Andrej Koelewijn

1/28/2005

Oracle BPEL jDeveloper plugin

Filed under: — andrejk @ 8:02 am

Yesterday i attended the Amis query on Oracle BPEL, to see how Oracle’s BPEL plugin for JDeveloper is progressing. Both the Eclipse version and the new JDeveloper version were demoed, and we had a chance to try them. I must say Oracle’s making good progress on the plugin and according to Oracle’s Sandor Nieuwenhuijs a production release should be available in a couple of months. A beta release will be available soon.

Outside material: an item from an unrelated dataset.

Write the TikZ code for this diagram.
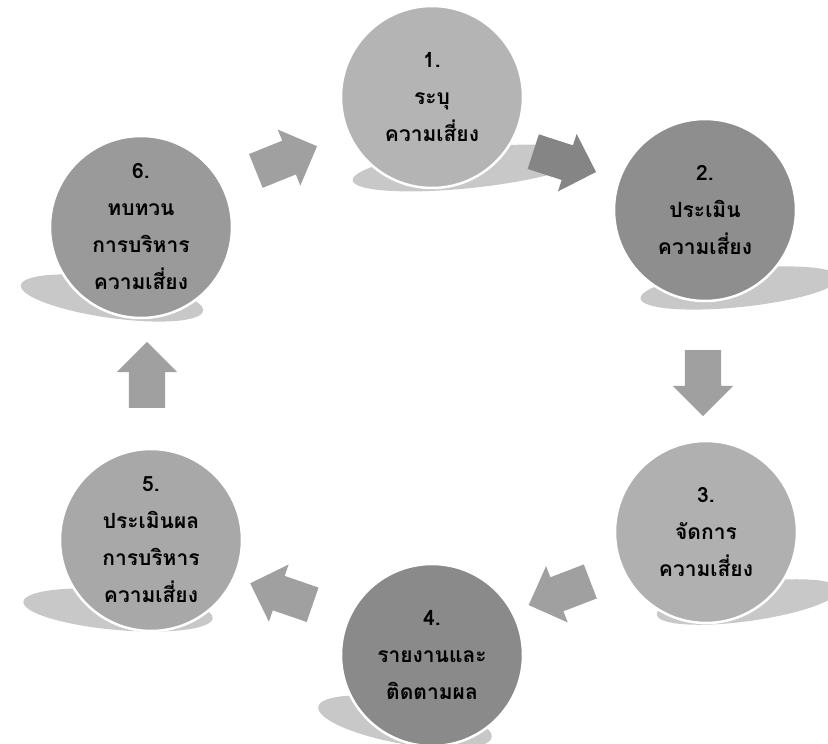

Some points discussed yesterday:

  • Oracle is going to include a Web services gateway in Oracle Application server 10.1.3. The gateway will allow you to add security in the application server to already existing services, so you won’t need to modify all the existing services.
  • Oracle is is not yet going to provide a tool to convert high level business process diagrams to BPEL. The question is what should such a tool do and do you really want it: do you really want to automatically translate process diagrams generated by non technical people into an executable process? My opinion is that it’s not very important. I think it would be more usefull if there was a tool to convert complex BPEL diagrams into easy to read high level process diagrams (e.g., UML activity diagrams) so that you have a tool for explaining to business what your BPEL processes are doing.
  • Sandor discussed the various Oracle process management/workflow/integration tools and their future. Oracle Workflow is here to stay as it’s heavily used in Oracle Applications, but if you don’t use Oracle Applications then you’re probably better of using a standards compliant tool, ie., Oracle BPEL.
  • The BPEL plugin now has a service adapters plugin wizard. This wizard will create all the configuration files you need to use existing services through WSIF. Using this wizard you can using Oracle AQ (advanced queueing), ftp services, and detect and read files. This last option was pretty nice: it allows you to specify the structure of text files (fixed column, comma separated, etc), and the text files will be converted to Xml by the BPEL process manager. One important option missing in this wizard was the option to generated configuration files for EJB services. But this option is comming according to Sandor.
  • The BPEL plugin now also contains a xml transformations tool, which enables you to graphically specify how xml files should be transformed to other xml formats. In other words, it’s a visual xslt editor.